[begin Items]
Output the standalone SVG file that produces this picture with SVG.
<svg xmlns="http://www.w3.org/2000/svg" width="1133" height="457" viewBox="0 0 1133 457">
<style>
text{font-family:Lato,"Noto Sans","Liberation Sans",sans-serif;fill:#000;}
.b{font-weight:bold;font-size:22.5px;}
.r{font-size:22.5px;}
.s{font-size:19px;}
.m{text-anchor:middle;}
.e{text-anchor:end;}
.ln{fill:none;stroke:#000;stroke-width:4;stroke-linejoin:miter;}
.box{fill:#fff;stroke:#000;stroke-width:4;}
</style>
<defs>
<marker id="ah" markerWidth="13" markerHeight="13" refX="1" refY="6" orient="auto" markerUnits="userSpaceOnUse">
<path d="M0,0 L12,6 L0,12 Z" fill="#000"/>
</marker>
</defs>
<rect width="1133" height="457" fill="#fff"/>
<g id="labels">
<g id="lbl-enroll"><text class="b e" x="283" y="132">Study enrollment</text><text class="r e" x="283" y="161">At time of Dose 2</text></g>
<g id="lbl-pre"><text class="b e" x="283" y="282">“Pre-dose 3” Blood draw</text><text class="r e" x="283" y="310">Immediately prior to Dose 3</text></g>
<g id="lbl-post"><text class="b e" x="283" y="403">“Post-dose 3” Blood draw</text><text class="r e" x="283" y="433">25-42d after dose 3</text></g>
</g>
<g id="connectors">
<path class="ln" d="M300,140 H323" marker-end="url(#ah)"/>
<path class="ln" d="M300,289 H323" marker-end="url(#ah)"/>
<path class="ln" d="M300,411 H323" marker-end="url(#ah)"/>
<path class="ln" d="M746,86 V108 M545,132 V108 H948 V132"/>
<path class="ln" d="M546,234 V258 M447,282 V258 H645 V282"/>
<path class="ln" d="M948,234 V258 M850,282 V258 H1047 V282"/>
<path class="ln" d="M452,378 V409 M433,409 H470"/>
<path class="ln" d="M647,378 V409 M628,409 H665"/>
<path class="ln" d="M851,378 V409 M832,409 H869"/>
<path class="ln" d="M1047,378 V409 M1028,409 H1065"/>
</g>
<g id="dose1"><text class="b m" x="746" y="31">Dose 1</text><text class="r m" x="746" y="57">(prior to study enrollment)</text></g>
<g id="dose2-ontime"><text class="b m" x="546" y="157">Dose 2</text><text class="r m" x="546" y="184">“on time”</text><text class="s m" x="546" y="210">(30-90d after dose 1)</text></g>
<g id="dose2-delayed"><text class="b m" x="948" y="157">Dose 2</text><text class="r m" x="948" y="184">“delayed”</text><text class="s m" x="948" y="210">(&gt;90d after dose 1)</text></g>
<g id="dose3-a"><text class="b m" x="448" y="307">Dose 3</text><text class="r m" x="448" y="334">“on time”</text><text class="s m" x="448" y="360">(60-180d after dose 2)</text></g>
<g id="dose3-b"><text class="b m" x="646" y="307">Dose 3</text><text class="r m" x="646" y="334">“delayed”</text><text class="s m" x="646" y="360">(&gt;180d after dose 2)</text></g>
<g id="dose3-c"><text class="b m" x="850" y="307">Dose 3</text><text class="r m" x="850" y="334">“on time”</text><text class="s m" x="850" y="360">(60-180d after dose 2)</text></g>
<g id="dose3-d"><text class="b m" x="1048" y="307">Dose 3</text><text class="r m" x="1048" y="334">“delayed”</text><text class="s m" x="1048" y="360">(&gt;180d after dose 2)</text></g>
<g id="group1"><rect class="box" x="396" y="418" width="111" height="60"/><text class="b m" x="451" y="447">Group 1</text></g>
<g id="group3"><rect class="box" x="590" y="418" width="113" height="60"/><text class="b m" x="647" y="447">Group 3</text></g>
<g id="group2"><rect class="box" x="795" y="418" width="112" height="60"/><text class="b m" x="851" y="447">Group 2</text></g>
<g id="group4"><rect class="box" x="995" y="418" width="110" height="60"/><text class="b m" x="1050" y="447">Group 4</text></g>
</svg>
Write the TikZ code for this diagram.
[end Items]
[begin Items]
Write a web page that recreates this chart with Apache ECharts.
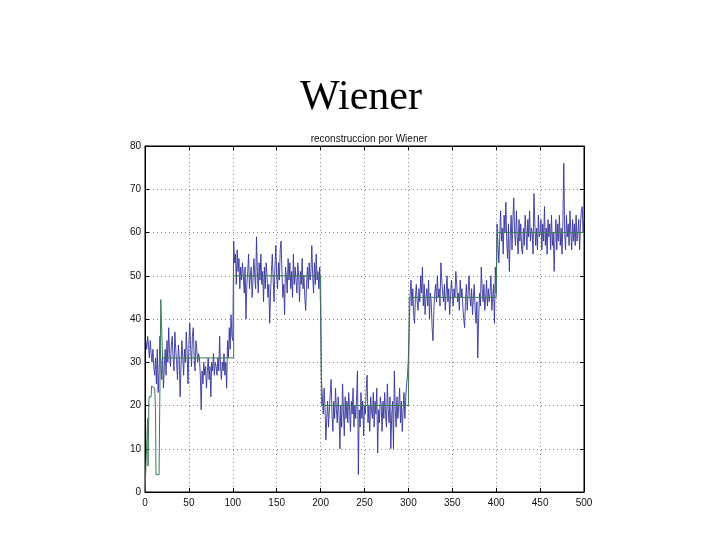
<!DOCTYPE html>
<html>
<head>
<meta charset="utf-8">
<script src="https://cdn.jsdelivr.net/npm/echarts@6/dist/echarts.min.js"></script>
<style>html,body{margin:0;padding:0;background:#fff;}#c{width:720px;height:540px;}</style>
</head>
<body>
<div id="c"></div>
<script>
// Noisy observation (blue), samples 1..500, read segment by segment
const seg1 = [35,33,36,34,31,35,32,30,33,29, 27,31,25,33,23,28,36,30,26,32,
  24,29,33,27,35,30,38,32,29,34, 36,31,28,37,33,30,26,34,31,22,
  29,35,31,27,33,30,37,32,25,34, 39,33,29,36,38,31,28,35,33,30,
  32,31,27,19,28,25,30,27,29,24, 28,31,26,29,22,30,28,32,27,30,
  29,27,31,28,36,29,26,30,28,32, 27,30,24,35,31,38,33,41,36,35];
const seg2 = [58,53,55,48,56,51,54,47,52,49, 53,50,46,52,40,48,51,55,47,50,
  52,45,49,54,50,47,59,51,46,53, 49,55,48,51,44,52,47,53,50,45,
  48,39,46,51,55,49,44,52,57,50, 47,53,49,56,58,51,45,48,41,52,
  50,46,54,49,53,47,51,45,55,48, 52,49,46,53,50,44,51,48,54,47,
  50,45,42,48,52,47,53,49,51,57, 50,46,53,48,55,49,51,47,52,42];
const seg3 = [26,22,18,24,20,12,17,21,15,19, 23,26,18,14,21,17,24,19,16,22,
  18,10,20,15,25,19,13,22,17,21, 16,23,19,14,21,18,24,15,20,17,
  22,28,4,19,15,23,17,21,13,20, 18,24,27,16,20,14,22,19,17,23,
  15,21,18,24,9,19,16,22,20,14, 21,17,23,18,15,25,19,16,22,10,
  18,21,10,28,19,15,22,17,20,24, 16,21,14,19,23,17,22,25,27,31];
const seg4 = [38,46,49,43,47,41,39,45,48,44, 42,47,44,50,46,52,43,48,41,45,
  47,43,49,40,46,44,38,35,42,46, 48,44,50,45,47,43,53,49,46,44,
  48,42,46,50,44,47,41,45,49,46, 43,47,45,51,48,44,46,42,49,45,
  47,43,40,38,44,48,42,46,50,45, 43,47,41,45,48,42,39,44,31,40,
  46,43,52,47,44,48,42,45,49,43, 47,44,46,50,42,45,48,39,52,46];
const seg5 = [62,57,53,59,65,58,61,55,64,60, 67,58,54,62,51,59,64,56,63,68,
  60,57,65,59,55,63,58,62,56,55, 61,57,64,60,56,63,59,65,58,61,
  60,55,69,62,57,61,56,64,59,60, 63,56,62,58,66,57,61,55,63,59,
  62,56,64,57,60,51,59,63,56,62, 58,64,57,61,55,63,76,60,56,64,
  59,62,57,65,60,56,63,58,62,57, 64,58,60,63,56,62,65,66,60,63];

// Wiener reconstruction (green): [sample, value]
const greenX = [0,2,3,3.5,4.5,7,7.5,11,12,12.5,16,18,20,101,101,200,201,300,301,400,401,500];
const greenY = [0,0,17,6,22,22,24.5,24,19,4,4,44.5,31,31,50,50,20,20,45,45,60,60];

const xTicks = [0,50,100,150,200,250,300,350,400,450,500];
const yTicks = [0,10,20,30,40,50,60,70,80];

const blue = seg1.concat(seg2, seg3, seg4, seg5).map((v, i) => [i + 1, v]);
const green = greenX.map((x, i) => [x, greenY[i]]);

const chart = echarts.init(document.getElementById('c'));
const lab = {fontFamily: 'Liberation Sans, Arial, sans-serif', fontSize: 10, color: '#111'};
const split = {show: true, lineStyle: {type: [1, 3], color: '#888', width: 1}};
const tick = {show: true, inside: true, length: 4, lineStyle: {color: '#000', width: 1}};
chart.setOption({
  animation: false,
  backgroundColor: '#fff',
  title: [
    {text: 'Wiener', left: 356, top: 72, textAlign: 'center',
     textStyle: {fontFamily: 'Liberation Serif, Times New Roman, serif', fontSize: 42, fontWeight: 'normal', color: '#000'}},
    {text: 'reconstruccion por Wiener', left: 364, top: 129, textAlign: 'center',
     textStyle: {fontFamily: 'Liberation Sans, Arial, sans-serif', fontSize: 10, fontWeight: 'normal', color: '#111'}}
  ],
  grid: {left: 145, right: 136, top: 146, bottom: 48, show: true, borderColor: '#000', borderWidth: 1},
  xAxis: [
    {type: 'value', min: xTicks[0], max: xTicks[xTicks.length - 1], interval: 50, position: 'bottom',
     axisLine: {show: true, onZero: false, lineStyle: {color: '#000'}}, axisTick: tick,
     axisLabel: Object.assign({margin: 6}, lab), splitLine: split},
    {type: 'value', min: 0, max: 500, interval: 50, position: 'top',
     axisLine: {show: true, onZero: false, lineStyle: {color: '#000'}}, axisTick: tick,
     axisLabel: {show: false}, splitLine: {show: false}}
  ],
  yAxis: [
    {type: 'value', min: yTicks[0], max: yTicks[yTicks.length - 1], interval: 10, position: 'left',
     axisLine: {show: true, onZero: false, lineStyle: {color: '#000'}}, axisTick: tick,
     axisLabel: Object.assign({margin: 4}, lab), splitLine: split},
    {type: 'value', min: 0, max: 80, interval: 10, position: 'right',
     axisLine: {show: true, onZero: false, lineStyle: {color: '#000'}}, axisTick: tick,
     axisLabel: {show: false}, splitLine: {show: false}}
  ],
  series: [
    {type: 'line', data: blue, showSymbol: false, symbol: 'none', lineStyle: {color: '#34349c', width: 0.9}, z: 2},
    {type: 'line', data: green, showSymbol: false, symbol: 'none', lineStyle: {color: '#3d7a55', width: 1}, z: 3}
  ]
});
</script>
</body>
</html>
[end Items]
What you need to do: In the records above, find each line that holds the word "this"; copy all such lines.

Result:
Output the standalone SVG file that produces this picture with SVG.
Write the TikZ code for this diagram.
Write a web page that recreates this chart with Apache ECharts.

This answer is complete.